Which Cities Are Likely To Start Testing VTOL First?

VTOL has obvious benefits for cities of all sizes. However, we believe that these benefits will be maximized in cities which have large populations, but are quite spread out, with only medium population density. In addition, VTOL will likely be tested in areas that lack strong public transit – and rely primarily on buses and cars for commuting, rather than rail-based systems. Think Los Angeles or Atlanta, rather than New York City or Hong Kong. VTOL has the most potential for saving time and increasing convenience when it’s used for slightly longer trips, and the fact that it will decrease congestion on roads will make it an attractive prospect to sprawling, medium-density urban areas.

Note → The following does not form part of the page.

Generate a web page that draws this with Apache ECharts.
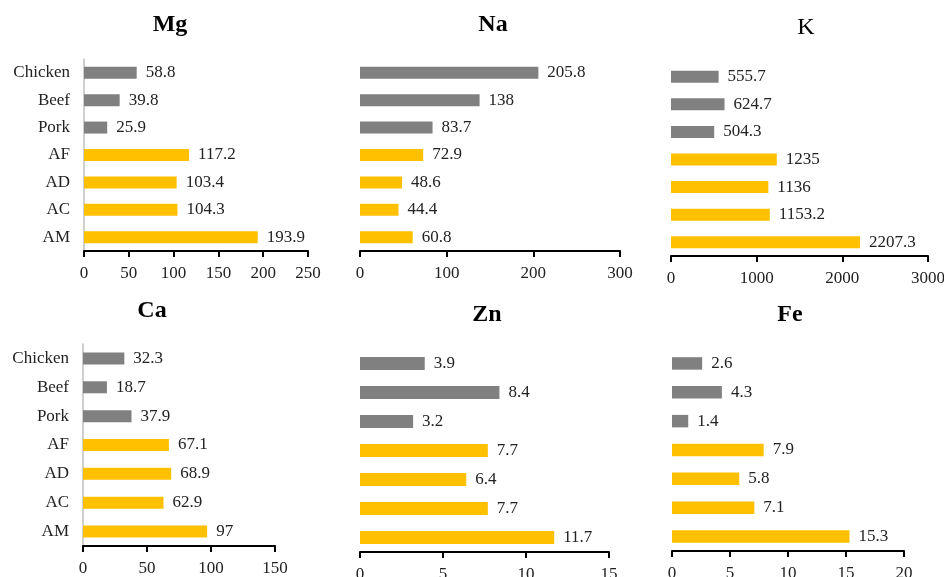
<!DOCTYPE html>
<html>
<head>
<meta charset="utf-8">
<script src="https://cdn.jsdelivr.net/npm/echarts@6/dist/echarts.min.js"></script>
<style>html,body{margin:0;padding:0;background:#fff;}#c{width:944px;height:577px;}</style>
</head>
<body>
<div id="c"></div>
<script>
const categories = ['Chicken', 'Beef', 'Pork', 'AF', 'AD', 'AC', 'AM'];
const isMeat = [true, true, true, false, false, false, false];
const mg = [58.8, 39.8, 25.9, 117.2, 103.4, 104.3, 193.9];
const na = [205.8, 138, 83.7, 72.9, 48.6, 44.4, 60.8];
const k  = [555.7, 624.7, 504.3, 1235, 1136, 1153.2, 2207.3];
const ca = [32.3, 18.7, 37.9, 67.1, 68.9, 62.9, 97];
const zn = [3.9, 8.4, 3.2, 7.7, 6.4, 7.7, 11.7];
const fe = [2.6, 4.3, 1.4, 7.9, 5.8, 7.1, 15.3];
const titles = ['Mg', 'Na', 'K', 'Ca', 'Zn', 'Fe'];
const axisMax = [250, 300, 3000, 150, 15, 20];
const axisInterval = [50, 100, 1000, 50, 5, 5];

const allData = [mg, na, k, ca, zn, fe];
const GREY = '#808080', GOLD = '#FFC000';
const FONT = 'Liberation Serif';

// layout (pixels)
const grids = [
  {left: 84,  top: 59,  width: 224, height: 192},
  {left: 360, top: 59,  width: 260, height: 192},
  {left: 671, top: 63,  width: 257, height: 193},
  {left: 83,  top: 344, width: 192, height: 202},
  {left: 360, top: 349, width: 249, height: 203},
  {left: 672, top: 349, width: 232, height: 202}
];
const titlePos = [[170, 13], [493, 13], [806, 16], [152, 299], [487, 303], [790, 303]];
const showCat = [true, false, false, true, false, false];
const barW = [12, 12, 12, 12, 13, 12.5];

const option = {
  animation: false,
  backgroundColor: '#fff',
  title: titles.map((t, i) => ({
    text: t, left: titlePos[i][0], top: titlePos[i][1], textAlign: 'center', padding: 0,
    textStyle: {fontFamily: FONT, fontSize: 24, fontWeight: t === 'K' ? 'normal' : 'bold', color: '#000'}
  })),
  grid: grids.map(g => Object.assign({containLabel: false, outerBoundsMode: 'none'}, g)),
  xAxis: allData.map((d, i) => ({
    type: 'value', gridIndex: i, min: 0, max: axisMax[i], interval: axisInterval[i],
    axisLine: {show: true, lineStyle: {color: '#000', width: 2}},
    axisTick: {show: true, length: 6, lineStyle: {color: '#000', width: 2}},
    axisLabel: {fontFamily: FONT, fontSize: 17, color: '#222', margin: 14, formatter: v => String(v)},
    splitLine: {show: false}
  })),
  yAxis: allData.map((d, i) => ({
    type: 'category', gridIndex: i, data: categories, inverse: true,
    axisLine: {show: showCat[i], lineStyle: {color: '#bfbfbf', width: 1.5}},
    axisTick: {show: false},
    axisLabel: {show: showCat[i], fontFamily: FONT, fontSize: 17, color: '#222', margin: 14}
  })),
  series: allData.map((d, i) => ({
    type: 'bar', xAxisIndex: i, yAxisIndex: i, barWidth: barW[i],
    data: d.map((v, j) => ({value: v, itemStyle: {color: isMeat[j] ? GREY : GOLD}})),
    label: {show: true, position: 'right', distance: 9, fontFamily: FONT, fontSize: 17, color: '#222'}
  }))
};
echarts.init(document.getElementById('c')).setOption(option);
</script>
</body>
</html>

VTOL – A Powerful Option For Enhancing Urban Mobility

VTOL has the potential to revolutionize the way that we take long-to-medium distance trips in major metropolitan areas. Even when it becomes widespread, it is unlikely that we will see it replace all other forms of transportation. Rather, VTOL will be able to excel where some other forms of public and private transportation simply cannot. VTOL can offer the point-to-point efficiency and time savings of a taxi or a car, without congestion. In addition, VTOL will offer more flexible routes and faster transport times, compared to rail and bus systems, and eventually, VTOL aircraft may be able to make long enough trips to replace short, regional airline trips. By addressing the areas in which other forms of transportation are weak, and working alongside these methods of personal urban mobility, we expect VTOL to have a major effect on how we travel around both urban and suburban regions. The hurdles facing the successful development of VTOL systems are numerous. But given enough time and research, we’re confident that they can be overcome, and that using a VTOL craft will become as common as riding in a bus, driving a car, or taking a train or subway car.